One man has been badly beaten up by other refugees. His face and eyes are swollen. He is barely able to stand. Then there are the corpses of those who didn’t make it. And perhaps most horrifying of all, the cameras take us briefly into the hold of one of the boats where the “third-class” passengers end up, jammed together for days without food, water or sanitary facilities. Many die en route of dehydration. Some suffer extensive burns through prolonged exposure to diesel mixed with sea water.
There is no narration. Director Gianfranco Rosi has chosen to let his images speak for themselves, and in the case of the refugee content, they do – with terrible eloquence. However, the bulk of the film is taken up tracking the everyday lives of a handful of Lampedusa locals, with the primary focus being Samuele, an endearing (and loquacious!) 12-year-old boy.

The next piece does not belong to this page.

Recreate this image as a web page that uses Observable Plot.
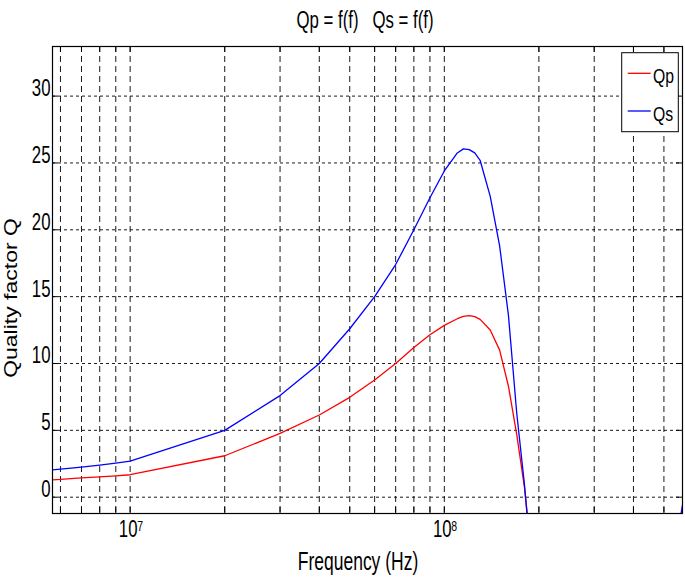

Samuele makes slingshots and blasts cacti full of holes with his mate, hunts birds at night without scoring a direct hit, fires at imaginary enemy aircraft with an imaginary gun, goes out fishing with his father and gets seasick, and visits the GP with a hypochondriacal host of concerns and anxieties. He’s funny and cute; indeed, Rosi appears to have been seduced by the boy’s appeal as a real life character, and herein lies a problem.
The Lampedusa subjects take up far more screen time than the refugees. In a sense, Rosi lets the viewer and himself off the hook by lingering over the far more easily documented local life in Lampedusa which, it must be said, makes for pleasant and interesting viewing. That said, the most memorable scene of the film is Samuele’s grandmother’s response to radio news of the deaths of a boatload of refugees lost at sea. “Poor souls” she mutters as she prepares the evening meal.

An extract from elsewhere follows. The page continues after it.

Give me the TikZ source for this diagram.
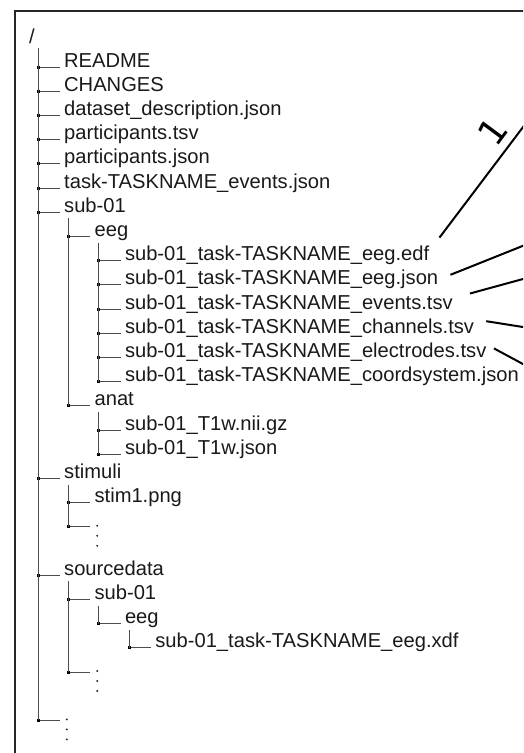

To the film’s detriment, we are spared any personal involvement with the refugees. They remain exotic, other. There is no attempt to focus on any individual, no background on the nature of the crises back in their countries that has prompted their desperate actions in risking death at sea in unsound boats for an unknown future in a foreign land.
We are given no sense of the size, facilities or condition of the refugee camp, its location in relation to the village community, or the extent of interaction – if any – between refugees and villagers. We are given only some short grabs of some of the residents playing soccer, phoning home and performing a sort of rap lament (which is poignant – the rest we’re well familiar with through TV broadcasts).
Approaching the refugee topic through a study of contrast is a valid strategy, and potentially an effective one, but the execution is the problem here. In giving such uneven weighting to the two worlds, Rosi has compromised the great emotional power inherent in the material. I can’t help but suspect that the film he has ended up with is not that he intended to make.